Boundary conditions are essential in boundary value problems. These conditions help specify the solution of a differential equation. They usually define the behavior of the solution at specific points in space or time. In the context of Laplace transforms, boundary conditions ensure we find the right solution that fits the situation.
In our case, the boundary condition given by \(\lim _{x \to \infty} U(x, s) = 0\) implies that as x becomes very large, the solution must approach zero. This condition forces the coefficient \(c_{2}\) to be zero. This is because the term \(c_{2} e^{\sqrt{s} x}\) grows exponentially with x, making the solution diverge as x increases.
By eliminating this divergent term, we ensure the resulting function \(U(x, s) = c_{1} e^{-\sqrt{s} x}\) satisfies the condition, decaying to zero as x becomes infinitely large. Thus, the boundary condition is satisfied, ensuring a meaningful solution.

The inverse Laplace transform is crucial in shifting a function from the frequency domain back to the time domain. This operation allows us to derive the time-based function from its Laplace-transformed counterpart.
In our exercise, the function \(U(x, s) = F(s) e^{-\sqrt{s} x}\) is transformed back to the time domain using the inverse Laplace transform. This gives us the solution \(u(x, t)\) in its integral form.
The integral resulting from the inverse Laplace transform here is:

• \(u(x, t) = \frac{x}{2 \sqrt{\pi}} \int_{0}^{t} \frac{f(t-\tau) e^{-x^{2} / 4 \tau}}{\tau^{3 / 2}} d \tau\) is obtained.

This form showcases how \(u(x, t)\) depends on the past values of a given function \(f(t)\) and evolves over time.

An integral transform is a mathematical operation that converts a function into an integral through integration. The Laplace transform is a well-known integral transform used for solving differential equations by transforming them into more manageable algebraic equations.
Specifically, the Laplace transform converts a time-domain function, such as \(f(t)\), into a complex frequency domain representation, \(F(s)\). This process is based on the integral:

• \[ F(s) = \int_0^\infty e^{-st} f(t) \, dt. \]

In our exercise, the Laplace transform helps in expressing the boundary problem in terms of polynomials, easing the process of finding solutions for differential equations. Using the inverse later, we retrieve the original time-domain function in a comprehensible form.

Exponential functions are pivotal in this Laplace transform problem. These functions are recognizable by their constant base being raised to a variable exponent, expressed generally as \(e^{bx}\). They are fundamental in modeling growth and decay processes.
In the original exercise, the solution \(U(x, s) = c_{1} e^{-\sqrt{s} x}\) forms an exponential function. The negative exponent ensures that the function decays as x increases, fulfilling the boundary condition requirement that the solution approaches zero at infinity.

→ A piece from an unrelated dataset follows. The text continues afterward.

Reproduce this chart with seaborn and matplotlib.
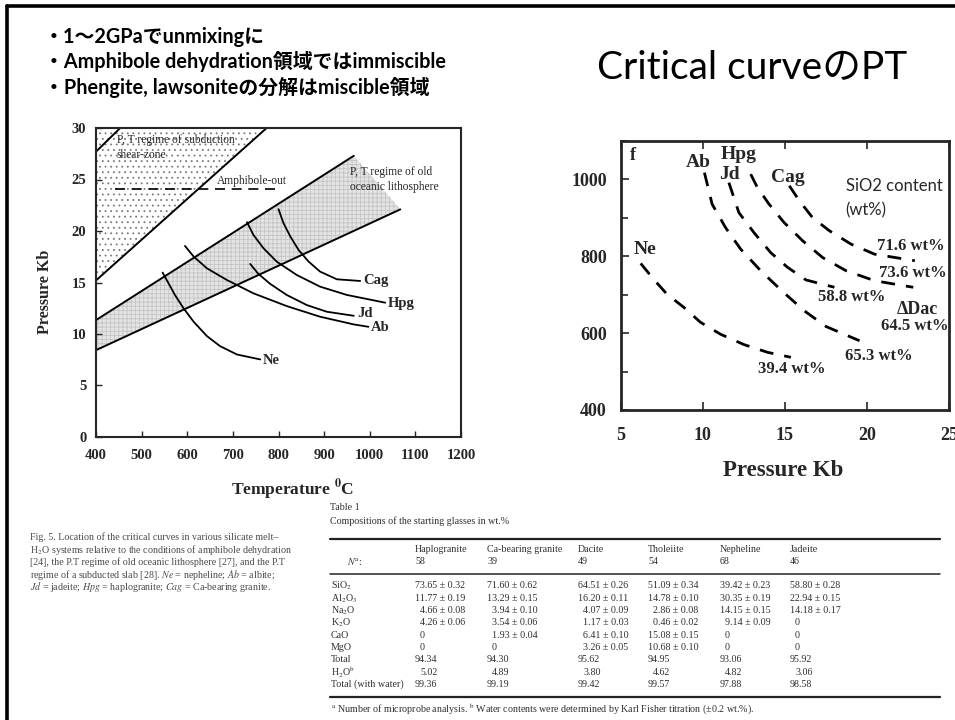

• The term \(e^{-\sqrt{s} x}\) naturally models a decay process where \(\sqrt{s}\) governs the rate of decay as x changes.
• Conversely, the term \(c_{2} e^{\sqrt{s} x}\) would model an exponential growth, hence it is set to zero under the boundary condition.

By understanding this behavior, we ensure solutions fit real-world decay scenarios, like cooling or voltage dissipation, accurately with time.